### [Problem requirements]
Below is a listing to write out in full, exactly as given, without its pictures.

### [Information provided]
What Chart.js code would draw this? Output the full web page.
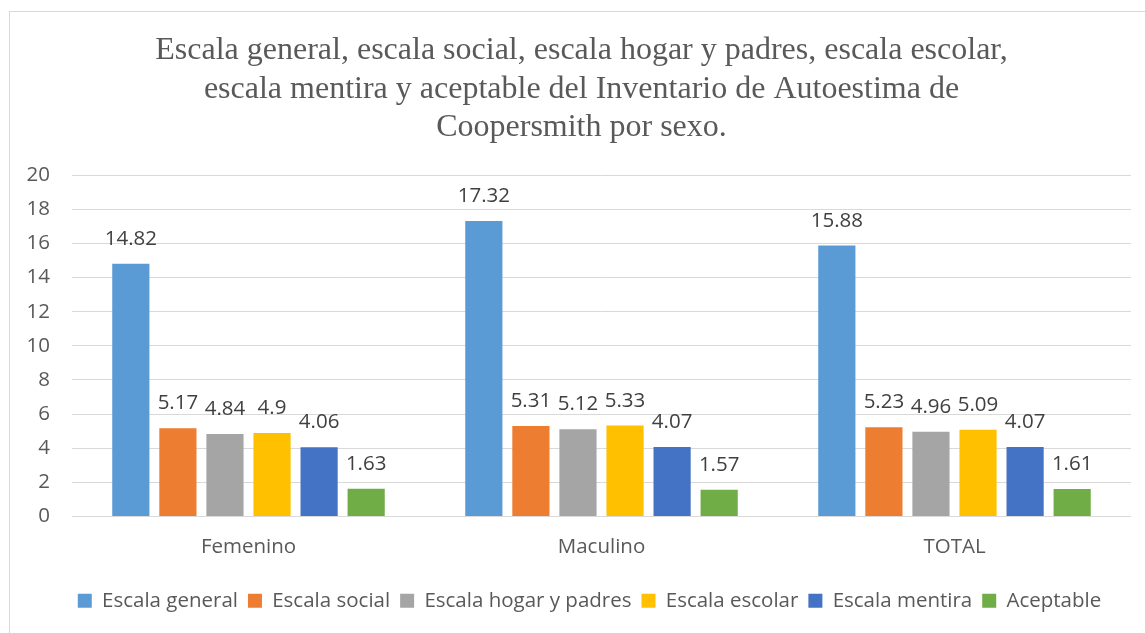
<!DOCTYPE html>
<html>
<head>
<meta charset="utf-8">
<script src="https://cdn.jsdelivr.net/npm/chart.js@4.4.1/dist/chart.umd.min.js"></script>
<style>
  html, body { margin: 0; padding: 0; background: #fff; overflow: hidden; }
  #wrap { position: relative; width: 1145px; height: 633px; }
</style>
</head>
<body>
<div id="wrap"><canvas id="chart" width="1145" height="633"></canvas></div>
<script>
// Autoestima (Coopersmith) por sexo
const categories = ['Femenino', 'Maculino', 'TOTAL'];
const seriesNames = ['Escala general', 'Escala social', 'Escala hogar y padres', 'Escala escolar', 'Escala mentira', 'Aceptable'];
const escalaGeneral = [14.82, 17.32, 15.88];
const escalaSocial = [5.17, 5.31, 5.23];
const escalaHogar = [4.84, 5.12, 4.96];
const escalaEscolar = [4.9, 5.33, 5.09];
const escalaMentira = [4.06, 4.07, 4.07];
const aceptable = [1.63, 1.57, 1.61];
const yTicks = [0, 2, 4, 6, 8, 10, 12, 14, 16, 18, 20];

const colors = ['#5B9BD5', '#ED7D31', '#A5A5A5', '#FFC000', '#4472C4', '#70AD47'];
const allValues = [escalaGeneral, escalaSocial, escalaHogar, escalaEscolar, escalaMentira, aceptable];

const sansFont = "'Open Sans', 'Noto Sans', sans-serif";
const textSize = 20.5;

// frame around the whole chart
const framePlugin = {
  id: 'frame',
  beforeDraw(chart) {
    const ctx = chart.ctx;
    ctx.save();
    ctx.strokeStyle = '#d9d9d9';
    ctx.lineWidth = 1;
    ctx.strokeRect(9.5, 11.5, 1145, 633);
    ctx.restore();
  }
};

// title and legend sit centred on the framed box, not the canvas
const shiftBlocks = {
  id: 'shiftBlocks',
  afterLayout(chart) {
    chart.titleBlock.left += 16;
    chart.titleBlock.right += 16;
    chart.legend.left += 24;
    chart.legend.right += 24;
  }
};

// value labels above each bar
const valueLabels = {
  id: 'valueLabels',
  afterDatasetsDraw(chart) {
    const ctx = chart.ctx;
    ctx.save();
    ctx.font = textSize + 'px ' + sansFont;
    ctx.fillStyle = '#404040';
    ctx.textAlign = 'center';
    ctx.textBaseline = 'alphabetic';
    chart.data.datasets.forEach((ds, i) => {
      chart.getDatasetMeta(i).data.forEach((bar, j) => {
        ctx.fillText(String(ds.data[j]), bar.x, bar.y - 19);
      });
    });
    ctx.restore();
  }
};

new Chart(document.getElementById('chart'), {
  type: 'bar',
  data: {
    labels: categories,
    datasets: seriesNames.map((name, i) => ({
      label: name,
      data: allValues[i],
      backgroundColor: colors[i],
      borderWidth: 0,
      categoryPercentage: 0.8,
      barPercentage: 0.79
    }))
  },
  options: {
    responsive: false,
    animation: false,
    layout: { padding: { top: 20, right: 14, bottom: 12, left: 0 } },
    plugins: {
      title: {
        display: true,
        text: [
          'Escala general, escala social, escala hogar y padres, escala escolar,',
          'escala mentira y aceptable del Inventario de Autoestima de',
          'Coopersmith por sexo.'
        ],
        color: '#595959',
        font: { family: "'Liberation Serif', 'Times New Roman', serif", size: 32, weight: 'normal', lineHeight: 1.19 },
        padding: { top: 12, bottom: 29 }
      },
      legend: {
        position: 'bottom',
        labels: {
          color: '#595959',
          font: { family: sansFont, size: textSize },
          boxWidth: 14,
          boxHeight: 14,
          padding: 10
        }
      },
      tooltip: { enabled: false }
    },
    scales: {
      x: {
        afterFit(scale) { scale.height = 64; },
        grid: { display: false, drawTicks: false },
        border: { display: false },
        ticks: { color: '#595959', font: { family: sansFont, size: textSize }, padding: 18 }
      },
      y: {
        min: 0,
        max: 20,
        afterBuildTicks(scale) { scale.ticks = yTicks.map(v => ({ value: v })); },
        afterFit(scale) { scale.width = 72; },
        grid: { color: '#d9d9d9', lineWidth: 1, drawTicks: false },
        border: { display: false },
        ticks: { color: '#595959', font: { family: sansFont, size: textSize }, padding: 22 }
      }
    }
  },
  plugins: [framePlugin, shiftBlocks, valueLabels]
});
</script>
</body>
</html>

### [Reply]
What Chart.js code would draw this? Output the full web page.
<!DOCTYPE html>
<html>
<head>
<meta charset="utf-8">
<script src="https://cdn.jsdelivr.net/npm/chart.js@4.4.1/dist/chart.umd.min.js"></script>
<style>
  html, body { margin: 0; padding: 0; background: #fff; overflow: hidden; }
  #wrap { position: relative; width: 1145px; height: 633px; }
</style>
</head>
<body>
<div id="wrap"><canvas id="chart" width="1145" height="633"></canvas></div>
<script>
// Autoestima (Coopersmith) por sexo
const categories = ['Femenino', 'Maculino', 'TOTAL'];
const seriesNames = ['Escala general', 'Escala social', 'Escala hogar y padres', 'Escala escolar', 'Escala mentira', 'Aceptable'];
const escalaGeneral = [14.82, 17.32, 15.88];
const escalaSocial = [5.17, 5.31, 5.23];
const escalaHogar = [4.84, 5.12, 4.96];
const escalaEscolar = [4.9, 5.33, 5.09];
const escalaMentira = [4.06, 4.07, 4.07];
const aceptable = [1.63, 1.57, 1.61];
const yTicks = [0, 2, 4, 6, 8, 10, 12, 14, 16, 18, 20];

const colors = ['#5B9BD5', '#ED7D31', '#A5A5A5', '#FFC000', '#4472C4', '#70AD47'];
const allValues = [escalaGeneral, escalaSocial, escalaHogar, escalaEscolar, escalaMentira, aceptable];

const sansFont = "'Open Sans', 'Noto Sans', sans-serif";
const textSize = 20.5;

// frame around the whole chart
const framePlugin = {
  id: 'frame',
  beforeDraw(chart) {
    const ctx = chart.ctx;
    ctx.save();
    ctx.strokeStyle = '#d9d9d9';
    ctx.lineWidth = 1;
    ctx.strokeRect(9.5, 11.5, 1145, 633);
    ctx.restore();
  }
};

// title and legend sit centred on the framed box, not the canvas
const shiftBlocks = {
  id: 'shiftBlocks',
  afterLayout(chart) {
    chart.titleBlock.left += 16;
    chart.titleBlock.right += 16;
    chart.legend.left += 24;
    chart.legend.right += 24;
  }
};

// value labels above each bar
const valueLabels = {
  id: 'valueLabels',
  afterDatasetsDraw(chart) {
    const ctx = chart.ctx;
    ctx.save();
    ctx.font = textSize + 'px ' + sansFont;
    ctx.fillStyle = '#404040';
    ctx.textAlign = 'center';
    ctx.textBaseline = 'alphabetic';
    chart.data.datasets.forEach((ds, i) => {
      chart.getDatasetMeta(i).data.forEach((bar, j) => {
        ctx.fillText(String(ds.data[j]), bar.x, bar.y - 19);
      });
    });
    ctx.restore();
  }
};

new Chart(document.getElementById('chart'), {
  type: 'bar',
  data: {
    labels: categories,
    datasets: seriesNames.map((name, i) => ({
      label: name,
      data: allValues[i],
      backgroundColor: colors[i],
      borderWidth: 0,
      categoryPercentage: 0.8,
      barPercentage: 0.79
    }))
  },
  options: {
    responsive: false,
    animation: false,
    layout: { padding: { top: 20, right: 14, bottom: 12, left: 0 } },
    plugins: {
      title: {
        display: true,
        text: [
          'Escala general, escala social, escala hogar y padres, escala escolar,',
          'escala mentira y aceptable del Inventario de Autoestima de',
          'Coopersmith por sexo.'
        ],
        color: '#595959',
        font: { family: "'Liberation Serif', 'Times New Roman', serif", size: 32, weight: 'normal', lineHeight: 1.19 },
        padding: { top: 12, bottom: 29 }
      },
      legend: {
        position: 'bottom',
        labels: {
          color: '#595959',
          font: { family: sansFont, size: textSize },
          boxWidth: 14,
          boxHeight: 14,
          padding: 10
        }
      },
      tooltip: { enabled: false }
    },
    scales: {
      x: {
        afterFit(scale) { scale.height = 64; },
        grid: { display: false, drawTicks: false },
        border: { display: false },
        ticks: { color: '#595959', font: { family: sansFont, size: textSize }, padding: 18 }
      },
      y: {
        min: 0,
        max: 20,
        afterBuildTicks(scale) { scale.ticks = yTicks.map(v => ({ value: v })); },
        afterFit(scale) { scale.width = 72; },
        grid: { color: '#d9d9d9', lineWidth: 1, drawTicks: false },
        border: { display: false },
        ticks: { color: '#595959', font: { family: sansFont, size: textSize }, padding: 22 }
      }
    }
  },
  plugins: [framePlugin, shiftBlocks, valueLabels]
});
</script>
</body>
</html>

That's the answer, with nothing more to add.